» AIM: Without the pictures, output the lines of the material from the very first through the one that holds "Chart.register(...registerables);".

» COLLECTED DATA:
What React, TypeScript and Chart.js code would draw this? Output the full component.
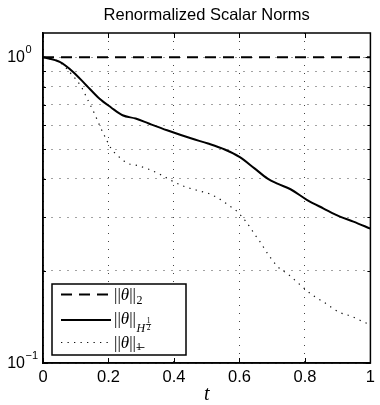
import React, { useEffect, useRef } from 'react';
import { Chart, registerables } from 'chart.js';

Chart.register(...registerables);

const TITLE = 'Renormalized Scalar Norms';
const X_LABEL = 't';
const X_TICKS = [0, 0.2, 0.4, 0.6, 0.8, 1];
const Y_GRID = [0.1, 0.2, 0.3, 0.4, 0.5, 0.6, 0.7, 0.8, 0.9, 1];
const Y_LABEL_VALUES = [1, 0.1];
const Y_LABEL_EXPONENTS = ['0', '\u22121'];

const T_L2 = [0, 1];
const V_L2 = [1, 1];

const T_H = [0, 0.051, 0.092, 0.132, 0.172, 0.208, 0.243, 0.283, 0.323, 0.379, 0.454, 0.504, 0.555, 0.6, 0.646, 0.686, 0.716, 0.756, 0.807, 0.857, 0.907, 0.948, 1.0];
const V_H = [1.0, 0.965, 0.895, 0.81, 0.733, 0.685, 0.646, 0.63, 0.607, 0.577, 0.542, 0.522, 0.499, 0.472, 0.433, 0.401, 0.386, 0.37, 0.341, 0.32, 0.301, 0.29, 0.275];

const T_D = [0, 0.051, 0.087, 0.117, 0.137, 0.157, 0.177, 0.192, 0.208, 0.227, 0.258, 0.283, 0.323, 0.363, 0.394, 0.434, 0.479, 0.51, 0.55, 0.57, 0.59, 0.62, 0.635, 0.647, 0.661, 0.686, 0.716, 0.751, 0.786, 0.822, 0.862, 0.902, 0.943, 0.988, 1.0];
const V_D = [1.0, 0.963, 0.88, 0.8, 0.724, 0.655, 0.585, 0.542, 0.503, 0.478, 0.45, 0.444, 0.43, 0.411, 0.394, 0.377, 0.365, 0.357, 0.338, 0.326, 0.315, 0.29, 0.275, 0.263, 0.251, 0.228, 0.207, 0.194, 0.18, 0.167, 0.157, 0.147, 0.142, 0.135, 0.134];

const toPoints = (ts: number[], vs: number[]) => ts.map((t, i) => ({ x: t, y: vs[i] }));

const SANS = 'Liberation Sans, Arial, sans-serif';
const SERIF = 'Liberation Serif, DejaVu Serif, serif';

type Seg = { text: string; font: string; dy?: number };

function drawSegs(ctx: CanvasRenderingContext2D, x: number, y: number, segs: Seg[]) {
  let cx = x;
  for (const s of segs) {
    ctx.font = s.font;
    ctx.fillText(s.text, cx, y + (s.dy || 0));
    cx += ctx.measureText(s.text).width;
  }
  return cx;
}

const decorPlugin = {
  id: 'decor',
  afterDraw(chart: any) {
    const { ctx, chartArea } = chart;
    const { left, right, top, bottom } = chartArea;
    const xs = chart.scales.x;
    const ys = chart.scales.y;
    ctx.save();

    // frame
    ctx.strokeStyle = '#000';
    ctx.lineWidth = 1.5;
    ctx.setLineDash([]);
    ctx.strokeRect(left, top, right - left, bottom - top);

    // inward ticks
    ctx.lineWidth = 1;
    ctx.beginPath();
    for (const v of X_TICKS) {
      const px = Math.round(xs.getPixelForValue(v)) + 0.5;
      ctx.moveTo(px, bottom); ctx.lineTo(px, bottom - 5);
      ctx.moveTo(px, top); ctx.lineTo(px, top + 5);
    }
    for (const v of Y_GRID) {
      const py = Math.round(ys.getPixelForValue(v)) + 0.5;
      const len = v === 1 || v === 0.1 ? 5 : 3;
      ctx.moveTo(left, py); ctx.lineTo(left + len, py);
      ctx.moveTo(right, py); ctx.lineTo(right - len, py);
    }
    ctx.stroke();

    // title
    ctx.fillStyle = '#000';
    ctx.textAlign = 'center';
    ctx.textBaseline = 'alphabetic';
    ctx.font = `16.5px ${SANS}`;
    ctx.fillText(TITLE, (left + right) / 2, 20);

    // x label
    ctx.font = `italic 20px ${SERIF}`;
    ctx.fillText(X_LABEL, (left + right) / 2, 400);

    // y labels
    Y_LABEL_VALUES.forEach((v, i) => {
      const py = ys.getPixelForValue(v);
      ctx.textAlign = 'right';
      ctx.font = `16px ${SANS}`;
      ctx.fillText('10', 25, py + 5);
      ctx.textAlign = 'left';
      ctx.font = `11px ${SANS}`;
      ctx.fillText(Y_LABEL_EXPONENTS[i], 25.5, py - 4);
    });

    // legend
    const bx = left + 9;
    const by = bottom - 79;
    const bw = 134;
    const bh = 71;
    ctx.fillStyle = '#fff';
    ctx.fillRect(bx, by, bw, bh);
    ctx.strokeStyle = '#000';
    ctx.lineWidth = 1.5;
    ctx.strokeRect(bx, by, bw, bh);

    const rows = [by + 10.5, by + 36, by + 58.5];
    const ds = chart.data.datasets;
    rows.forEach((ry, i) => {
      const d = ds[i];
      ctx.save();
      ctx.strokeStyle = d.borderColor;
      ctx.lineWidth = d.borderWidth;
      ctx.setLineDash(d.borderDash || []);
      ctx.beginPath();
      ctx.moveTo(bx + 9, ry);
      ctx.lineTo(bx + 59, ry);
      ctx.stroke();
      ctx.restore();
    });

    ctx.fillStyle = '#000';
    ctx.textAlign = 'left';
    ctx.textBaseline = 'alphabetic';
    const tx = bx + 62;
    const norm = (y: number) =>
      drawSegs(ctx, tx, y, [
        { text: '||', font: `17px ${SERIF}` },
        { text: '\u03b8', font: `italic 17px ${SERIF}` },
        { text: '||', font: `17px ${SERIF}` },
      ]);

    // row 1
    let ex = norm(rows[0] + 5);
    drawSegs(ctx, ex + 0.5, rows[0] + 9, [{ text: '2', font: `12px ${SERIF}` }]);

    // row 2
    ex = norm(rows[1] + 4);
    const hx = drawSegs(ctx, ex + 0.5, rows[1] + 12, [{ text: 'H', font: `italic 12px ${SERIF}` }]);
    ctx.font = `7.5px ${SERIF}`;
    ctx.textAlign = 'center';
    const fx = hx + 3.5;
    ctx.fillText('1', fx, rows[1] + 2.5);
    ctx.fillText('2', fx, rows[1] + 10);
    ctx.fillRect(fx - 2.5, rows[1] + 4, 5, 0.8);
    ctx.textAlign = 'left';

    // row 3
    ex = norm(rows[2] + 5);
    ctx.font = `10px ${SERIF}`;
    ctx.fillText('1', ex + 0.5, rows[2] + 7);
    ctx.fillRect(ex + 0.5, rows[2] + 4.5, 8, 0.8);

    ctx.restore();
  },
};

export default function App() {
  const ref = useRef<HTMLCanvasElement | null>(null);

  useEffect(() => {
    document.body.style.margin = '0';
    const canvas = ref.current;
    if (!canvas) return;
    const chart = new Chart(canvas, {
      type: 'line',
      data: {
        datasets: [
          {
            label: '||θ||₂',
            data: toPoints(T_L2, V_L2),
            borderColor: '#000',
            borderWidth: 2,
            borderDash: [11, 7],
            pointRadius: 0,
            fill: false,
          },
          {
            label: '||θ||_H½',
            data: toPoints(T_H, V_H),
            borderColor: '#000',
            borderWidth: 2,
            pointRadius: 0,
            cubicInterpolationMode: 'monotone',
            fill: false,
          },
          {
            label: '||θ||_1',
            data: toPoints(T_D, V_D),
            borderColor: '#111',
            borderWidth: 1.2,
            borderDash: [1.3, 5.2],
            pointRadius: 0,
            cubicInterpolationMode: 'monotone',
            fill: false,
          },
        ],
      },
      options: {
        responsive: false,
        animation: false,
        events: [],
        layout: { padding: { top: 33, right: 6, left: 0, bottom: 0 } },
        plugins: {
          legend: { display: false },
          title: { display: false },
          tooltip: { enabled: false },
        },
        scales: {
          x: {
            type: 'linear',
            min: 0,
            max: 1,
            afterBuildTicks: (s: any) => {
              s.ticks = X_TICKS.map((v) => ({ value: v }));
            },
            afterFit: (s: any) => {
              s.height = 42;
            },
            ticks: {
              callback: (v: any) => String(+Number(v).toFixed(1)),
              font: { family: SANS, size: 16.5 },
              color: '#000',
              padding: 5,
              maxRotation: 0,
              autoSkip: false,
            },
            grid: { color: '#444', lineWidth: 1, drawTicks: false },
            border: { display: true, color: '#000', width: 1.5, dash: [1, 7] },
          },
          y: {
            type: 'logarithmic',
            min: 0.1,
            max: 1.2,
            afterBuildTicks: (s: any) => {
              s.ticks = Y_GRID.map((v) => ({ value: v }));
            },
            afterFit: (s: any) => {
              s.width = 43;
            },
            ticks: { display: false },
            grid: { color: '#444', lineWidth: 1, drawTicks: false },
            border: { display: true, color: '#000', width: 1.5, dash: [1, 7] },
          },
        },
      },
      plugins: [decorPlugin],
    } as any);
    return () => chart.destroy();
  }, []);

  return <canvas ref={ref} width={380} height={405} style={{ display: 'block' }} />;
}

» CORRECT RESPONSE:
What React, TypeScript and Chart.js code would draw this? Output the full component.
import React, { useEffect, useRef } from 'react';
import { Chart, registerables } from 'chart.js';

Chart.register(...registerables);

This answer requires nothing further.